Unter den Gegenstand der Weltanschauung fällt nicht, dass Menschen aus politischen oder ideologischen Überzeugungen ungeimpft sind. Weltanschauungen sind lt. Gesetz „nur Gewissheiten und Einstellungen zum Weltganzen, also gesamtgesellschaftliche Theorien und nicht nur Ansichten zu Teilfragen oder bestimmten Lebensbereichen. Damit handelt es sich bei der individuellen Haltung speziell zum Impfen nicht um eine Frage der Weltanschauung im rechtlichen Sinne.“ (Quelle) Wer sich nicht gegen Corona impfen lassen kann und dadurch Nachteile erfährt (etwa wegen einer Schwangerschaft im ersten Trimester, aufgrund des Alters oder bedingt durch medizinische Gründe), kann auf sich auf die AAG berufen und von Diskriminierung sprechen. Wer sich aus persönlichen Gründen nicht impfen lässt, kann das nicht.

 

Die Debatte ist hitzig und es wird schnell mit großen Begriffen um sich geworfen. Ungeimpfte, die sich aufgrund einer persönlichen Entscheidung nun diskriminiert sehen, betreiben Sozialneid in großem Maße. Logischerweise sieht der Gesetzgeber das anders. Denn: Die Risiken einer Impfung sind deutlich niedriger als die eines schweren Corona-Verlaufs; die Kosten für die Allgemeinheit sind bei Impfungen deutlich geringer als bei einem Aufenthalt auf der Intensivstation. Schnell werden Nebenwirkungen von Impfungen zu Langzeitfolgen umgedichtet, während vergessen wird, wie stark Corona das Nervensystem beeinträchtigt und damit das Krankheitsbild Long-Covid auslöst, dass viele Betroffene lange und nachhaltig schwächt. Diskriminierung ist ein großes Wort, und wir sollten es nicht leichtfertig verwenden, weil es für viele Personen – Trans-Menschen, migrantisch gelesene Menschen, Frauen* - echte reale und mitunter brutale Konsequenzen hat. Dass mit 2G und 2G+ eine Gruppe Menschen aufgrund ihrer persönlichen Entscheidung am öffentlichen Leben in Teilen weniger teilhaben können, ist vielmehr eine legitime Ungleichbehandlung. Das Handeln verfolgt einen legitimen Zweck (die Einschränkung der Covid-19-Pandemie), dessen Erreichen unabdingbar ist (niemand möchte noch viel länger mit den Einschränkungen leben müssen), ist mit dem Recht (also dem AAG) konform und ziemlich alternativlos. 2G und 2G+ schützen nicht zuletzt besonders ungeimpfte Menschen, die von einer Corona-Infektion deutlich stärker getroffen wären als geimpfte Personen. Den gesamten Artikel der Antidiskriminierungsstelle zu Corona verlinke ich Ihnen hier gerne.

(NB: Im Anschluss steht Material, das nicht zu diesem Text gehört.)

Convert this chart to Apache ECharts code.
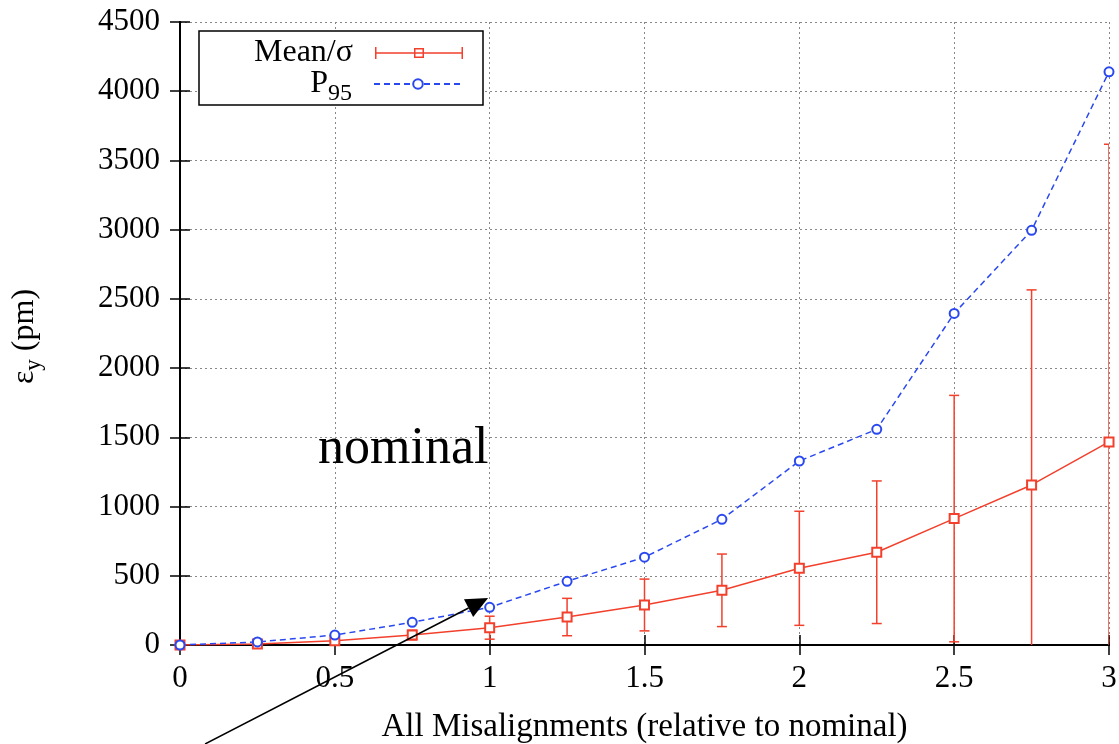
<!DOCTYPE html>
<html>
<head>
<meta charset="utf-8">
<script src="https://cdn.jsdelivr.net/npm/echarts@6/dist/echarts.min.js"></script>
<style>
  html, body { margin: 0; padding: 0; background: #fff; }
  #main { width: 1119px; height: 744px; }
</style>
</head>
<body>
<div id="main"></div>
<script>
// misalignment factor (relative to nominal)
var xs = [0, 0.25, 0.5, 0.75, 1, 1.25, 1.5, 1.75, 2, 2.25, 2.5, 2.75, 3]
// mean emittance and its sigma (pm)
var meanVals = [0, 8, 30, 72, 125, 202, 289, 395, 554, 670, 913, 1156, 1467]
var sigmaVals = [0, 6, 15, 35, 83, 135, 187, 262, 412, 515, 890, 1409, 2150]
// 95th percentile (pm)
var p95Vals = [0, 22, 72, 164, 272, 460, 634, 908, 1329, 1558, 2395, 2995, 4140]
// annotation arrow, data coords
var arrowFrom = [0.081, -715]
var arrowTo = [0.995, 340]

var RED = '#f2402c'
var BLUE = '#2a48f0'
var FONT = 'Liberation Serif'

var meanData = xs.map(function (x, i) { return [x, meanVals[i]] })
var errData = xs.map(function (x, i) { return [x, meanVals[i], sigmaVals[i]] })
var p95Data = xs.map(function (x, i) { return [x, p95Vals[i]] })

// legend icon for the mean: error bar + hollow square (88x12)
var meanIcon = 'path://M0,0H1.5V12H0Z M86.5,0H88V12H86.5Z M0,5.25H88V6.75H0Z ' +
  'M39,1H49V11H39Z M40.5,2.5V9.5H47.5V2.5Z'

function renderErr(params, api) {
  var x = api.value(0), m = api.value(1), s = api.value(2)
  var lo = api.coord([x, m - s])
  var hi = api.coord([x, m + s])
  var w = 5
  var st = { stroke: RED, lineWidth: 1.5 }
  return {
    type: 'group',
    children: [
      { type: 'line', shape: { x1: lo[0], y1: lo[1], x2: hi[0], y2: hi[1] }, style: st },
      { type: 'line', shape: { x1: lo[0] - w, y1: lo[1], x2: lo[0] + w, y2: lo[1] }, style: st },
      { type: 'line', shape: { x1: hi[0] - w, y1: hi[1], x2: hi[0] + w, y2: hi[1] }, style: st }
    ]
  }
}

var chart = echarts.init(document.getElementById('main'))

var axisLine = { lineStyle: { color: '#000', width: 2 } }
var tick = { inside: true, length: 10, lineStyle: { color: '#000', width: 1.5 } }
var grid = { show: true, lineStyle: { color: '#888', type: [2, 3], width: 1 } }
var tickFont = { fontFamily: FONT, fontSize: 31, color: '#000' }
function plain(v) { return String(v) }

var option = {
  animation: false,
  backgroundColor: '#fff',
  grid: { left: 180, right: 10, top: 22, bottom: 99, containLabel: false, outerBoundsMode: 'none' },
  legend: [{
    data: [{ name: 'Mean/σ', icon: meanIcon }],
    right: 656,
    top: 37,
    padding: 0,
    align: 'right',
    itemWidth: 88,
    itemHeight: 12,
    itemStyle: { borderWidth: 0 },
    formatter: function () { return '{a|Mean/σ}' },
    textStyle: {
      fontFamily: FONT, fontSize: 32, color: '#000',
      rich: { a: { fontFamily: FONT, fontSize: 32, color: '#000', padding: [0, 17, 0, 0] } }
    }
  }, {
    data: ['P95'],
    right: 656,
    top: 68,
    padding: 0,
    align: 'right',
    itemWidth: 88,
    itemHeight: 12,
    formatter: function () { return '{a|P}{b|95}' },
    textStyle: {
      fontFamily: FONT, fontSize: 32, color: '#000',
      rich: {
        a: { fontFamily: FONT, fontSize: 32, color: '#000' },
        b: { fontFamily: FONT, fontSize: 24, color: '#000', padding: [20, 17, 0, 0] }
      }
    }
  }],
  xAxis: [{
    type: 'value',
    min: 0, max: 3, interval: 0.5,
    name: 'All Misalignments (relative to nominal)',
    nameLocation: 'middle',
    nameGap: 66,
    nameTextStyle: { fontFamily: FONT, fontSize: 33, color: '#000' },
    axisLine: axisLine,
    axisTick: tick,
    splitLine: grid,
    axisLabel: Object.assign({ margin: 18, formatter: plain }, tickFont)
  }, {
    type: 'value',
    position: 'top',
    min: 0, max: 3, interval: 0.5,
    axisLine: axisLine,
    axisTick: tick,
    splitLine: { show: false },
    axisLabel: { show: false }
  }],
  yAxis: [{
    type: 'value',
    min: 0, max: 4500, interval: 500,
    name: '{e|ε}{s|y}{t| (pm)}',
    nameLocation: 'middle',
    nameGap: 135,
    nameTextStyle: {
      fontFamily: FONT, fontSize: 32, color: '#000',
      rich: {
        e: { fontFamily: FONT, fontSize: 32, color: '#000' },
        s: { fontFamily: FONT, fontSize: 23, color: '#000', padding: [18, 0, 0, 0] },
        t: { fontFamily: FONT, fontSize: 32, color: '#000', padding: [0, 6, 0, 0] }
      }
    },
    axisLine: axisLine,
    axisTick: tick,
    splitLine: grid,
    axisLabel: Object.assign({ margin: 20, formatter: plain }, tickFont)
  }, {
    type: 'value',
    position: 'right',
    min: 0, max: 4500, interval: 500,
    axisLine: axisLine,
    axisTick: tick,
    splitLine: { show: false },
    axisLabel: { show: false }
  }],
  series: [{
    name: 'Mean/σ',
    type: 'line',
    data: meanData,
    symbol: 'emptyRect',
    symbolSize: 9,
    color: RED,
    lineStyle: { color: RED, width: 1.5 },
    itemStyle: { color: RED, borderWidth: 1.5 },
    z: 3
  }, {
    name: 'Mean/σ',
    type: 'custom',
    data: errData,
    renderItem: renderErr,
    clip: true,
    encode: { x: 0, y: [1, 2] },
    z: 2
  }, {
    name: 'P95',
    type: 'line',
    data: p95Data,
    symbol: 'emptyCircle',
    symbolSize: 9,
    color: BLUE,
    lineStyle: { color: BLUE, width: 1.5, type: [6, 4] },
    itemStyle: { color: BLUE, borderWidth: 1.5 },
    z: 3
  }]
}

chart.setOption(option)

// legend frame, "nominal" label and the arrow
var p1 = chart.convertToPixel({ xAxisIndex: 0, yAxisIndex: 0 }, arrowFrom)
var p2 = chart.convertToPixel({ xAxisIndex: 0, yAxisIndex: 0 }, arrowTo)
var dx = p2[0] - p1[0], dy = p2[1] - p1[1]
var len = Math.sqrt(dx * dx + dy * dy)
var ux = dx / len, uy = dy / len
var hl = 22, hw = 10
var bx = p2[0] - ux * hl, by = p2[1] - uy * hl

chart.setOption({
  graphic: [{
    type: 'rect',
    shape: { x: 199, y: 31, width: 284, height: 74 },
    style: { fill: '#fff', stroke: '#000', lineWidth: 1.5 },
    z: 3
  }, {
    type: 'text',
    style: { x: 318, y: 449, text: 'nominal', font: '52px "Liberation Serif"', fill: '#000', verticalAlign: 'middle' },
    z: 5
  }, {
    type: 'line',
    shape: { x1: p1[0], y1: p1[1], x2: bx, y2: by },
    style: { stroke: '#000', lineWidth: 1.5 },
    z: 6
  }, {
    type: 'polygon',
    shape: { points: [p2, [bx - uy * hw, by + ux * hw], [bx + uy * hw, by - ux * hw]] },
    style: { fill: '#000' },
    z: 6
  }]
})
</script>
</body>
</html>
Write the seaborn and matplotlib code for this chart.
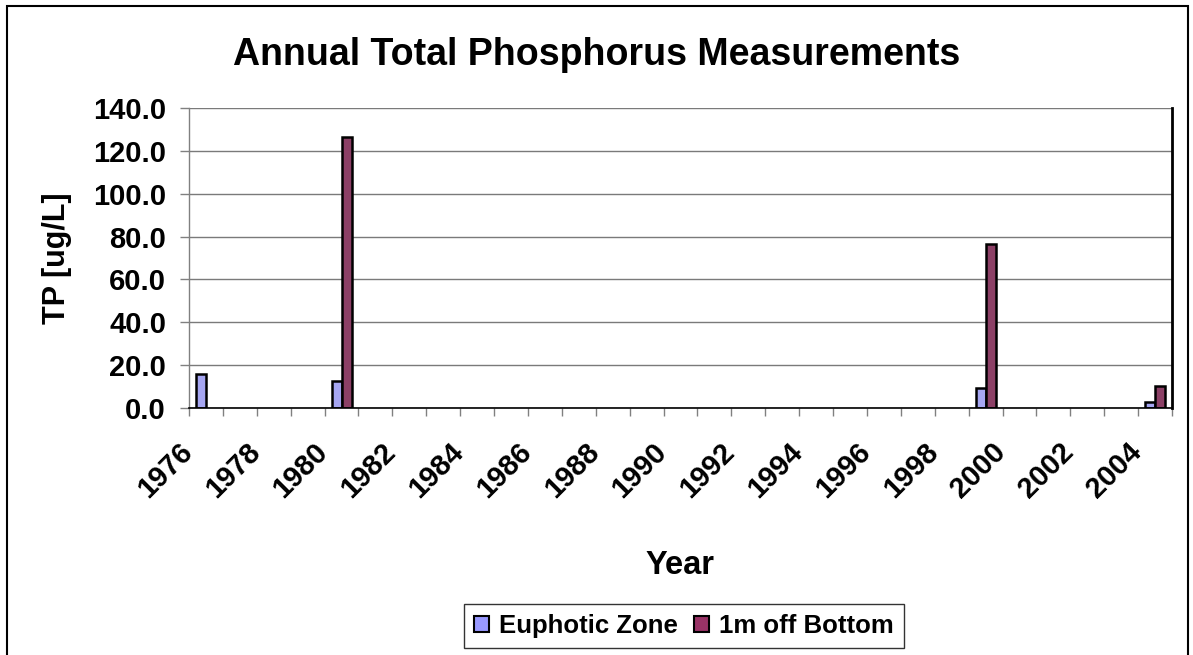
"""
plot.py
Annual total phosphorus bar chart (Excel-style clustered columns) with seaborn.
"""

import numpy as np
import pandas as pd
import matplotlib
matplotlib.use("Agg")
import matplotlib.pyplot as plt
import matplotlib.patches as mpatches
import matplotlib.transforms as mtransforms
import seaborn as sns

# ---------------------------------------------------------------------------
# Data
# ---------------------------------------------------------------------------
YEARS = [str(y) for y in range(1976, 2005)]
SERIES = ["Euphotic Zone", "1m off Bottom"]
COLORS = ["#9999FF", "#993366"]

euphotic_years = ["1976", "1980", "1999", "2004"]
euphotic_tp = [15.7, 12.6, 9.5, 2.9]

bottom_years = ["1980", "1999", "2004"]
bottom_tp = [126.3, 76.7, 10.4]

Y_TICKS = [0, 20, 40, 60, 80, 100, 120, 140]

# ---------------------------------------------------------------------------
# Build the long table seaborn wants
# ---------------------------------------------------------------------------
df = pd.concat([
    pd.DataFrame({"year": euphotic_years, "tp": euphotic_tp, "series": SERIES[0]}),
    pd.DataFrame({"year": bottom_years, "tp": bottom_tp, "series": SERIES[1]}),
], ignore_index=True)

sns.set_style("white")
plt.rcParams["font.family"] = ["Liberation Sans", "DejaVu Sans"]
plt.rcParams["font.weight"] = "bold"
for key in ("text.color", "axes.labelcolor", "xtick.labelcolor", "ytick.labelcolor"):
    plt.rcParams[key] = "black"

W, H = 1193, 655
fig = plt.figure(figsize=(W / 100, H / 100), dpi=100)
fig.patch.set_facecolor("white")

# plot area in pixels: left 189, right 1172, top 108, bottom 408
ax = fig.add_axes([189 / W, 1 - 408 / H, 983 / W, 300 / H])

sns.barplot(data=df, x="year", y="tp", hue="series",
            order=YEARS, hue_order=SERIES, palette=COLORS,
            width=0.59, gap=0, errorbar=None,
            edgecolor="black", linewidth=1.8, ax=ax, legend=False)

# y axis
ax.set_ylim(0, 140)
ax.set_yticks(Y_TICKS)
ax.set_yticklabels([f"{v:.1f}" for v in Y_TICKS], fontsize=21, fontweight="bold")
ax.yaxis.grid(True, color="#7a7a7a", linewidth=1.0)
ax.set_axisbelow(True)
ax.tick_params(axis="y", which="major", left=True, direction="out", length=6.5,
               width=1, color="#808080", pad=10, labelcolor="black")

# x axis: labels on every other year, tick marks on category boundaries
ax.set_xlim(-0.5, len(YEARS) - 0.5)
label_pos = list(range(0, len(YEARS), 2))
ax.set_xticks(label_pos)
ax.set_xticklabels([YEARS[i] for i in label_pos], fontsize=21, fontweight="bold",
                   rotation=45, ha="right", va="center", rotation_mode="anchor")
ax.set_xticks(np.arange(-0.5, len(YEARS), 1), minor=True)
ax.tick_params(axis="x", which="major", bottom=True, length=0, pad=28.5,
               labelcolor="black")
ax.tick_params(axis="x", which="minor", bottom=True, direction="out", length=6,
               width=1, color="#808080")
shift = mtransforms.ScaledTranslation(-0.18, 0, fig.dpi_scale_trans)
for lbl in ax.get_xticklabels():
    lbl.set_transform(lbl.get_transform() + shift)

# spines
ax.spines["top"].set_visible(False)
ax.spines["left"].set_color("#808080")
ax.spines["left"].set_linewidth(1)
ax.spines["bottom"].set_color("black")
ax.spines["bottom"].set_linewidth(1.2)
ax.spines["right"].set_color("black")
ax.spines["right"].set_linewidth(2)

# labels and title
ax.set_xlabel("Year", fontsize=23.5, fontweight="bold", va="center", color="black")
ax.xaxis.set_label_coords(0.5, (408 - 565) / 300)
ax.set_ylabel("TP [ug/L]", fontsize=22, fontweight="bold", va="center", color="black")
ax.yaxis.set_label_coords((57 - 189) / 983, 0.5)
fig.text(0.5, 1 - 55 / H, "Annual Total Phosphorus Measurements",
         ha="center", va="center", fontsize=27, fontweight="bold", color="black")

# legend
handles = [mpatches.Patch(facecolor=c, edgecolor="black", linewidth=1.5)
           for c in COLORS]
leg = fig.legend(handles, SERIES, ncol=2, loc="center",
                 bbox_to_anchor=(684 / W, 1 - 626 / H),
                 frameon=True, fancybox=False, edgecolor="black",
                 fontsize=18.5, handlelength=0.6, handleheight=0.6,
                 handletextpad=0.4, columnspacing=0.6, borderpad=0.4)
leg.get_frame().set_linewidth(1)
for t in leg.get_texts():
    t.set_fontweight("bold")
    t.set_color("black")

# chart border (Excel chart area)
fig.add_artist(mpatches.Rectangle((7 / W, -0.05), 1181 / W, 1.05 - 6 / H,
                                  transform=fig.transFigure, fill=False,
                                  edgecolor="black", linewidth=1.5))

fig.savefig("out.png", dpi=100)
plt.close(fig)
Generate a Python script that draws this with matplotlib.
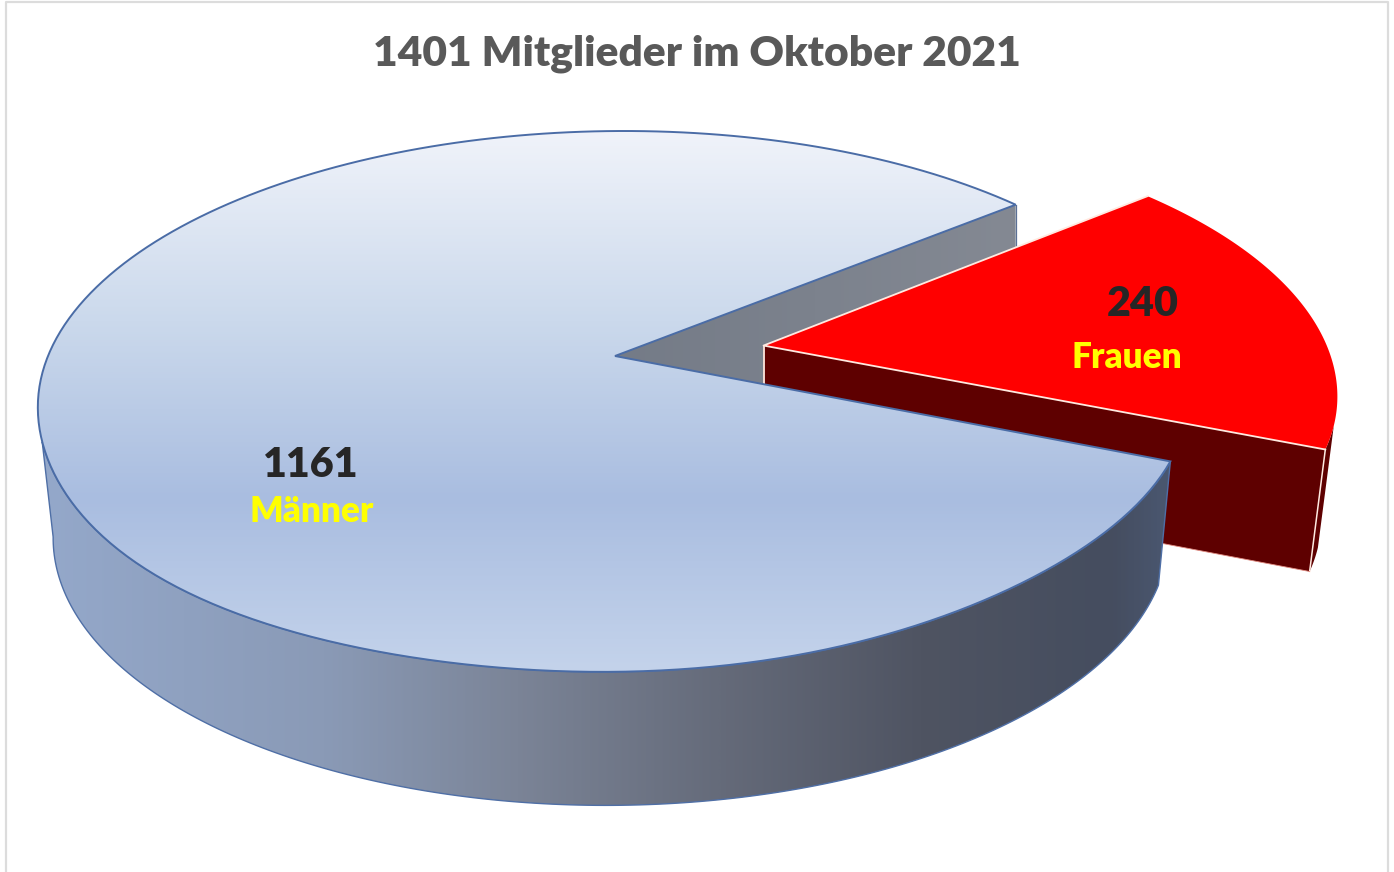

Nicht zuletzt zeigt die aktuelle Studienlage, dass Menschen, die gegen Corona geimpft sind, ein deutlich niedrigeres Risiko haben, das Virus doch an andere zu übertragen, als es ungeimpfte Menschen mit einem tagesaktuellen Test haben. (Quelle) Kurz: Getestete Ungeimpfte sind im Ernstfall ansteckender als Geimpfte Ungetestete. 2G+ versucht einfach, alle Risikien so gut als möglich zu reduzieren. Dass auch das nicht einwandfrei klappt, können wir gerade in Schleswig-Holstein nach Corona-Fällen in Diskos unter 2G+-Bedingungen gut sehen. (Artikel)

 

Das Thema wird uns vermutlich noch eine Weile begleiten, deswegen hoffe ich, Sie überzeugt zu haben, dass die Entscheidung gegen eine Impfung keine Grundlage für eine Beschwerde über Diskriminierung sein kann.